Huge bad debt provisions in its commercial lending arm and mortgage accounts in arrears were largely responsible for the losses. There is no interim dividend, compared with 3.75p a share a year earlier.

NHL has been teetering on the financial brink since last July, when local authorities withdrew funds on deposit after the Bank of Credit and Commerce International collapsed. A group of 10 banks extended a pounds 200m cash lifeboat to rescue the firm last summer.

However, continued deterioration in the housing market has exposed shaky loans and kept the lender struggling to stay afloat.

After announcing a pounds 48m loss for the 1991 financial year in November, chief executive Kevin Milner and several other directors departed.

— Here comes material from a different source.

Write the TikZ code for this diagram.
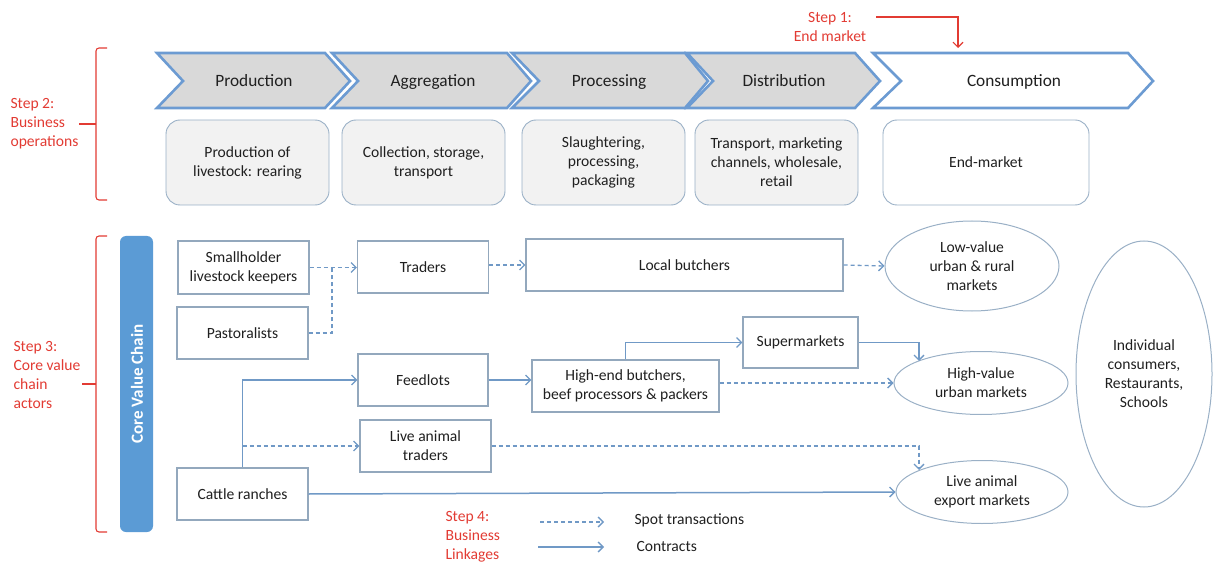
\documentclass[tikz,border=0pt]{standalone}
\usepackage{fontspec}
\setmainfont{Carlito}
\usetikzlibrary{arrows.meta,shapes.geometric}
\definecolor{stepred}{HTML}{E23B33}
\definecolor{chevblue}{HTML}{6C9BD2}
\definecolor{chevfill}{HTML}{D9D9D9}
\definecolor{opfill}{HTML}{F2F2F2}
\definecolor{opline}{HTML}{9AB0C6}
\definecolor{boxline}{HTML}{93A8BD}
\definecolor{linkblue}{HTML}{7099C6}
\definecolor{barblue}{HTML}{5B9BD5}
\definecolor{txt}{HTML}{202020}
\begin{document}
\begin{tikzpicture}[x=1pt,y=-1pt,
  every node/.style={text=txt, font=\fontsize{15.6}{19}\selectfont},
  chev/.style={draw=chevblue, line width=2.6pt, fill=chevfill, line join=miter},
  chevlabel/.style={font=\fontsize{17.3}{19}\selectfont, anchor=base},
  opbox/.style={draw=opline, line width=0.9pt, fill=opfill, rounded corners=14pt, align=center},
  actor/.style={draw=boxline, line width=1.1pt, fill=white, align=center, inner sep=0pt},
  market/.style={ellipse, draw=opline, line width=1pt, align=center, inner sep=0pt},
  steptext/.style={text=stepred, align=left, font=\fontsize{15.6}{19}\selectfont},
  bracestyle/.style={draw=stepred, line width=1.1pt, rounded corners=3pt},
  spot/.style={draw=linkblue, line width=1.3pt, dash pattern=on 4pt off 3pt, -{Straight Barb[length=5pt,width=10pt,line width=1.3pt]}},
  spotline/.style={draw=linkblue, line width=1.3pt, dash pattern=on 4pt off 3pt},
  contract/.style={draw=linkblue, line width=1.5pt, -{Straight Barb[length=5pt,width=10pt,line width=1.3pt]}},
  contractline/.style={draw=linkblue, line width=1.5pt}
]
\useasboundingbox (0,0) rectangle (1213,564);

% Chevrons
\draw[chev] (157,53) -- (325,53) -- (350,81) -- (325,108) -- (157,108) -- (183,81) -- cycle;
\draw[chev] (332,53) -- (507,53) -- (531,81) -- (507,108) -- (332,108) -- (358,81) -- cycle;
\draw[chev] (512,53) -- (685,53) -- (708,81) -- (685,108) -- (512,108) -- (539,81) -- cycle;
\draw[chev] (687,53) -- (855,53) -- (880,81) -- (855,108) -- (687,108) -- (713,81) -- cycle;
\draw[chev, fill=white] (873,53) -- (1128,53) -- (1153,81) -- (1128,108) -- (873,108) -- (901,81) -- cycle;
\node[chevlabel] (chprod) at (254,87) {Production};
\node[chevlabel] (chagg) at (433,87) {Aggregation};
\node[chevlabel] (chproc) at (609,87) {Processing};
\node[chevlabel] (chdist) at (784,87) {Distribution};
\node[chevlabel] (chcons) at (1014,87) {Consumption};

% Business operations boxes
\node[opbox, minimum width=163pt, minimum height=85pt] (opprod) at (247.5,162.5) {Production of\\livestock: rearing};
\node[opbox, minimum width=163pt, minimum height=85pt] (opagg) at (423.5,162.5) {Collection, storage,\\transport};
\node[opbox, minimum width=163pt, minimum height=85pt] (opproc) at (603.5,162.5) {Slaughtering,\\processing,\\packaging};
\node[opbox, minimum width=163pt, minimum height=85pt] (opdist) at (776.5,162.5) {Transport, marketing\\channels, wholesale,\\retail};
\node[opbox, fill=white, minimum width=206pt, minimum height=85pt] (opend) at (986,162.5) {End-market};

% Step 1
\node[steptext, align=center] (step1) at (830,27) {Step 1:\\End market};
\coordinate (s1a) at (876,17);
\coordinate (s1b) at (958,48);
\draw[draw=stepred, line width=1.1pt, -{Straight Barb[length=5pt,width=10pt,line width=1.1pt]}] (s1a) -| (s1b);

% Step 2
\node[steptext, anchor=west] (step2) at (7,124) {Step 2:\\Business\\operations};
\draw[bracestyle] (107,48) -- (96,48) -- (96,200) -- (107,200);
\draw[draw=stepred, line width=1.1pt] (79,124) -- (96,124);

% Step 3
\node[steptext, anchor=west] (step3) at (10,375) {Step 3:\\Core value\\chain\\actors};
\draw[bracestyle] (107,236) -- (96,236) -- (96,532) -- (107,532);
\draw[draw=stepred, line width=1.1pt] (82,384) -- (96,384);

% Core value chain bar
\fill[barblue, rounded corners=6pt] (120,236) rectangle (153,532);
\node[rotate=90, text=white, font=\fontsize{17}{19}\selectfont\bfseries] (cvc) at (137,384) {Core Value Chain};

% Actors
\node[actor, minimum width=131pt, minimum height=53pt] (small) at (243.5,267.5) {Smallholder\\livestock keepers};
\node[actor, minimum width=131pt, minimum height=52pt] (past) at (242.5,333) {Pastoralists};
\node[actor, minimum width=131pt, minimum height=52pt] (cattle) at (242.5,494) {Cattle ranches};
\node[actor, minimum width=131pt, minimum height=52pt] (traders) at (423,267) {Traders};
\node[actor, minimum width=130pt, minimum height=52pt] (feed) at (423,380) {Feedlots};
\node[actor, minimum width=131pt, minimum height=52pt] (live) at (425.5,446) {Live animal\\traders};
\node[actor, minimum width=317pt, minimum height=52pt] (local) at (684.5,265) {Local butchers};
\node[actor, minimum width=187pt, minimum height=52pt] (high) at (625.5,386) {High-end butchers,\\beef processors \& packers};
\node[actor, minimum width=115pt, minimum height=51pt] (super) at (800.5,342.5) {Supermarkets};

% Markets
\node[market, minimum width=174pt, minimum height=90pt] (low) at (972,266) {Low-value\\urban \& rural\\markets};
\node[market, minimum width=174pt, minimum height=63pt] (hv) at (981,383) {High-value\\urban markets};
\node[market, minimum width=172pt, minimum height=63pt] (exp) at (982,492) {Live animal\\export markets};
\node[market, minimum width=136pt, minimum height=266pt] (ind) at (1144,374) {Individual\\consumers,\\Restaurants,\\Schools};

% Links
\draw[spot] (small.east) -- (traders.west |- small.east);
\coordinate (pj) at (332,267.5);
\draw[spotline] (past.east) -| (pj);
\draw[spot] (traders.east |- local.west) -- (local.west);
\draw[spot] (local.east) -- (low.west);
\draw[contract] (cattle.north) |- (feed.west);
\coordinate (cj) at (cattle.north |- live.west);
\draw[spot] (cj) -- (live.west);
\draw[contract] (cattle.east) -- (exp.west);
\draw[contract] (feed.east) -- (high.west |- feed.east);
\draw[contract] (high.north) |- (super.west);
\coordinate (hvtop) at (919,361);
\draw[contract] (super.east) -| (hvtop);
\draw[spot] (high.east |- hv.west) -- (hv.west);
\coordinate (exptop) at (919,470);
\draw[spot] (live.east) -| (exptop);

% Step 4 legend
\node[steptext, anchor=west] (step4) at (442,537) {Step 4:\\Business\\Linkages};
\coordinate (l1a) at (540,522);
\coordinate (l1b) at (604,522);
\coordinate (l2a) at (538,547);
\coordinate (l2b) at (604,547);
\draw[spot] (l1a) -- (l1b);
\draw[contract] (l2a) -- (l2b);
\node[anchor=west] (spotlab) at (631,520) {Spot transactions};
\node[anchor=west] (conlab) at (633,546) {Contracts};
\end{tikzpicture}
\end{document}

Other drastic measures have been taken. The businesses of the loss-making National Mortgage Bank arm, commercial and consumer loans and leasing, are being run down. The group has reduced its staff by more than a third in the past year, from 931 to 526. The company has also leased its plush Solihull headquarters to British Gas for five years, and has returned to previous premises to save an estimated pounds 2.5m.

In the six months to 31 March, NHL made loss provisions of pounds 79.4m, of which pounds 52m were in National Mortgage Bank. NMB itself made a pounds 61m loss.

Another pounds 20m in provisions in the group was made to cover non- payment of interest on mortgages in arrears.

As of June, 7,461 of NHL's 61,750 accounts were in arrears by three months or more - down 10 per cent from a February peak - and 1,828 properties were in possession. The repossessed properties are being sold at a rate of 250 a month. More than 2,000 NHL borrowers are repaying interest on arrears under arrangements. Jonathan Perry, executive chairman, said NHL's priorities were to make progress with arrears and return its focus to housing finance. NHL also hopes to extend the dates of maturity of pounds 160m of outstanding bonds to match the pounds 540m bank debt rescheduling for 1995 completed last month.

The company did not rule out selling itself, or seeking an alliance with a stronger partner. But Mr Perry said that as soon as its overall position had improved, NHL would consider attracting new funding to rebuild the mortgage business, and might also try to market its skills in managing mortgage portfolios.

Another blow to NHL's results was a pounds 19.3m tumble in net interest income over the period. This was caused by reduced income on the lower level of NHL assets and higher financing costs.

NHL's share price closed unchanged yesterday at 2 1/4p. At their peak in 1991, the shares hit 157p.